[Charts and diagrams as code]
○ ○ ○
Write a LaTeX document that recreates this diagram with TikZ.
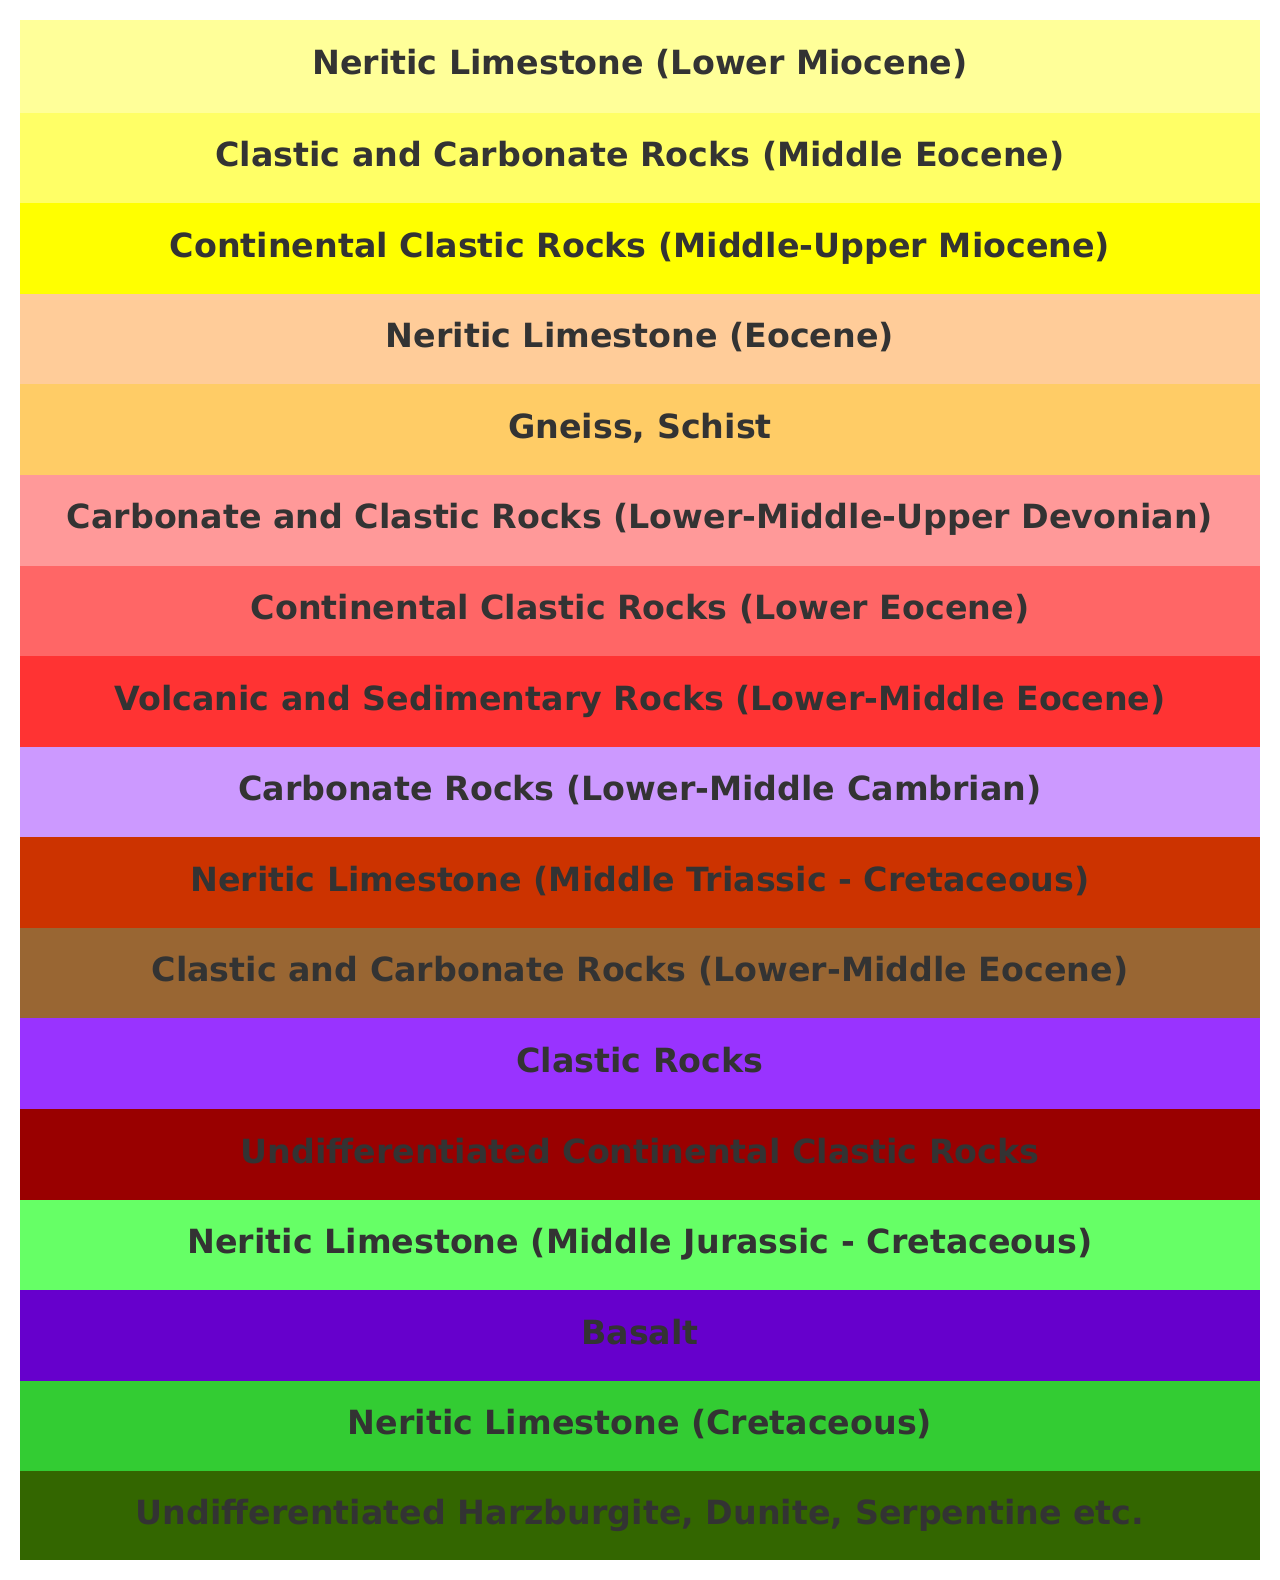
\documentclass[tikz,border=0pt]{standalone}
\usepackage{fontspec}
\setmainfont{DejaVu Sans}
\usetikzlibrary{positioning}
\definecolor{lyrtext}{HTML}{333333}
\definecolor{lyrA}{HTML}{FFFF99}
\definecolor{lyrB}{HTML}{FFFF66}
\definecolor{lyrC}{HTML}{FFFF00}
\definecolor{lyrD}{HTML}{FFCC99}
\definecolor{lyrE}{HTML}{FFCC66}
\definecolor{lyrF}{HTML}{FF9999}
\definecolor{lyrG}{HTML}{FF6666}
\definecolor{lyrH}{HTML}{FF3333}
\definecolor{lyrI}{HTML}{CC99FF}
\definecolor{lyrJ}{HTML}{CC3300}
\definecolor{lyrK}{HTML}{996633}
\definecolor{lyrL}{HTML}{9933FF}
\definecolor{lyrM}{HTML}{990000}
\definecolor{lyrN}{HTML}{66FF66}
\definecolor{lyrO}{HTML}{6600CC}
\definecolor{lyrP}{HTML}{33CC33}
\definecolor{lyrQ}{HTML}{336600}
\begin{document}
\begin{tikzpicture}[x=1pt,y=1pt,node distance=0pt,
    layer/.style={fill=#1,draw=none,inner sep=0pt,outer sep=0pt,minimum width=1240pt,minimum height=90.59pt,
      text height=25.3pt,text depth=7.9pt,text=lyrtext,font=\fontsize{33.3}{38}\selectfont\bfseries}]
    \useasboundingbox (0,0) rectangle (1280,1580);
    \node[layer=lyrA,minimum height=92.6pt,anchor=north] (l1) at (640,1560) {Neritic Limestone (Lower Miocene)};
    \node[layer=lyrB,below=of l1] (l2) {Clastic and Carbonate Rocks (Middle Eocene)};
    \node[layer=lyrC,below=of l2] (l3) {Continental Clastic Rocks (Middle-Upper Miocene)};
    \node[layer=lyrD,below=of l3] (l4) {Neritic Limestone (Eocene)};
    \node[layer=lyrE,below=of l4] (l5) {Gneiss, Schist};
    \node[layer=lyrF,below=of l5] (l6) {Carbonate and Clastic Rocks (Lower-Middle-Upper Devonian)};
    \node[layer=lyrG,below=of l6] (l7) {Continental Clastic Rocks (Lower Eocene)};
    \node[layer=lyrH,below=of l7] (l8) {Volcanic and Sedimentary Rocks (Lower-Middle Eocene)};
    \node[layer=lyrI,below=of l8] (l9) {Carbonate Rocks (Lower-Middle Cambrian)};
    \node[layer=lyrJ,below=of l9] (l10) {Neritic Limestone (Middle Triassic - Cretaceous)};
    \node[layer=lyrK,below=of l10] (l11) {Clastic and Carbonate Rocks (Lower-Middle Eocene)};
    \node[layer=lyrL,below=of l11] (l12) {Clastic Rocks};
    \node[layer=lyrM,below=of l12] (l13) {Undifferentiated Continental Clastic Rocks};
    \node[layer=lyrN,below=of l13] (l14) {Neritic Limestone (Middle Jurassic - Cretaceous)};
    \node[layer=lyrO,below=of l14] (l15) {Basalt};
    \node[layer=lyrP,below=of l15] (l16) {Neritic Limestone (Cretaceous)};
    \node[layer=lyrQ,minimum height=88.6pt,below=of l16] (l17) {Undifferentiated Harzburgite, Dunite, Serpentine etc.};
  \end{tikzpicture}
\end{document}
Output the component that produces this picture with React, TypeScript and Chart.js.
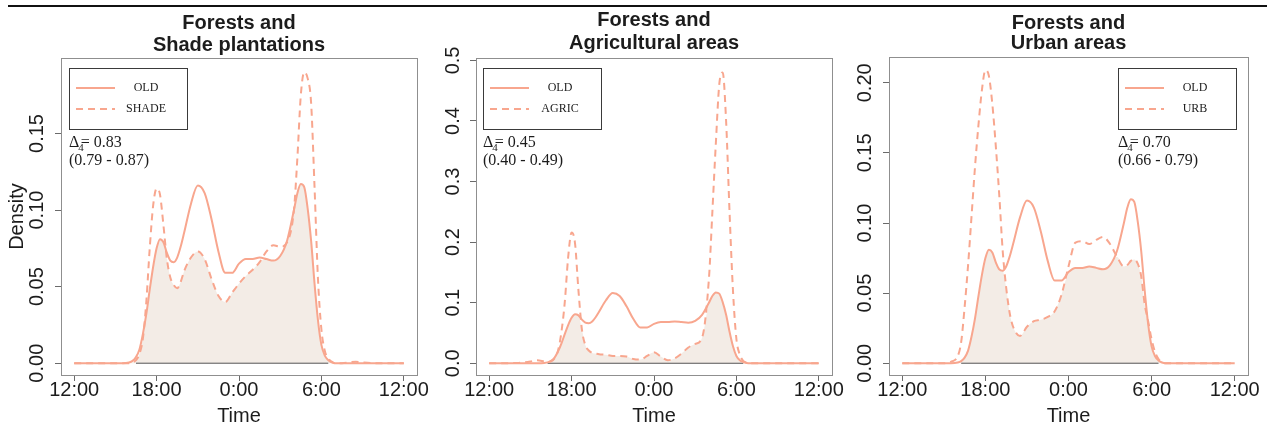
○ ○ ○
* _AIM_: Omitting all images, print the listing exactly.

* _EXPECTED ANSWER_:
Write a LaTeX document that recreates this diagram with TikZ.
\documentclass[tikz,border=0pt]{standalone}
\usepackage{fontspec}
\setmainfont{DejaVu Sans}
\usetikzlibrary{positioning}
\definecolor{lyrtext}{HTML}{333333}
\definecolor{lyrA}{HTML}{FFFF99}
\definecolor{lyrB}{HTML}{FFFF66}
\definecolor{lyrC}{HTML}{FFFF00}
\definecolor{lyrD}{HTML}{FFCC99}
\definecolor{lyrE}{HTML}{FFCC66}
\definecolor{lyrF}{HTML}{FF9999}
\definecolor{lyrG}{HTML}{FF6666}
\definecolor{lyrH}{HTML}{FF3333}
\definecolor{lyrI}{HTML}{CC99FF}
\definecolor{lyrJ}{HTML}{CC3300}
\definecolor{lyrK}{HTML}{996633}
\definecolor{lyrL}{HTML}{9933FF}
\definecolor{lyrM}{HTML}{990000}
\definecolor{lyrN}{HTML}{66FF66}
\definecolor{lyrO}{HTML}{6600CC}
\definecolor{lyrP}{HTML}{33CC33}
\definecolor{lyrQ}{HTML}{336600}
\begin{document}
\begin{tikzpicture}[x=1pt,y=1pt,node distance=0pt,
    layer/.style={fill=#1,draw=none,inner sep=0pt,outer sep=0pt,minimum width=1240pt,minimum height=90.59pt,
      text height=25.3pt,text depth=7.9pt,text=lyrtext,font=\fontsize{33.3}{38}\selectfont\bfseries}]
    \useasboundingbox (0,0) rectangle (1280,1580);
    \node[layer=lyrA,minimum height=92.6pt,anchor=north] (l1) at (640,1560) {Neritic Limestone (Lower Miocene)};
    \node[layer=lyrB,below=of l1] (l2) {Clastic and Carbonate Rocks (Middle Eocene)};
    \node[layer=lyrC,below=of l2] (l3) {Continental Clastic Rocks (Middle-Upper Miocene)};
    \node[layer=lyrD,below=of l3] (l4) {Neritic Limestone (Eocene)};
    \node[layer=lyrE,below=of l4] (l5) {Gneiss, Schist};
    \node[layer=lyrF,below=of l5] (l6) {Carbonate and Clastic Rocks (Lower-Middle-Upper Devonian)};
    \node[layer=lyrG,below=of l6] (l7) {Continental Clastic Rocks (Lower Eocene)};
    \node[layer=lyrH,below=of l7] (l8) {Volcanic and Sedimentary Rocks (Lower-Middle Eocene)};
    \node[layer=lyrI,below=of l8] (l9) {Carbonate Rocks (Lower-Middle Cambrian)};
    \node[layer=lyrJ,below=of l9] (l10) {Neritic Limestone (Middle Triassic - Cretaceous)};
    \node[layer=lyrK,below=of l10] (l11) {Clastic and Carbonate Rocks (Lower-Middle Eocene)};
    \node[layer=lyrL,below=of l11] (l12) {Clastic Rocks};
    \node[layer=lyrM,below=of l12] (l13) {Undifferentiated Continental Clastic Rocks};
    \node[layer=lyrN,below=of l13] (l14) {Neritic Limestone (Middle Jurassic - Cretaceous)};
    \node[layer=lyrO,below=of l14] (l15) {Basalt};
    \node[layer=lyrP,below=of l15] (l16) {Neritic Limestone (Cretaceous)};
    \node[layer=lyrQ,minimum height=88.6pt,below=of l16] (l17) {Undifferentiated Harzburgite, Dunite, Serpentine etc.};
  \end{tikzpicture}
\end{document}
Output the component that produces this picture with React, TypeScript and Chart.js.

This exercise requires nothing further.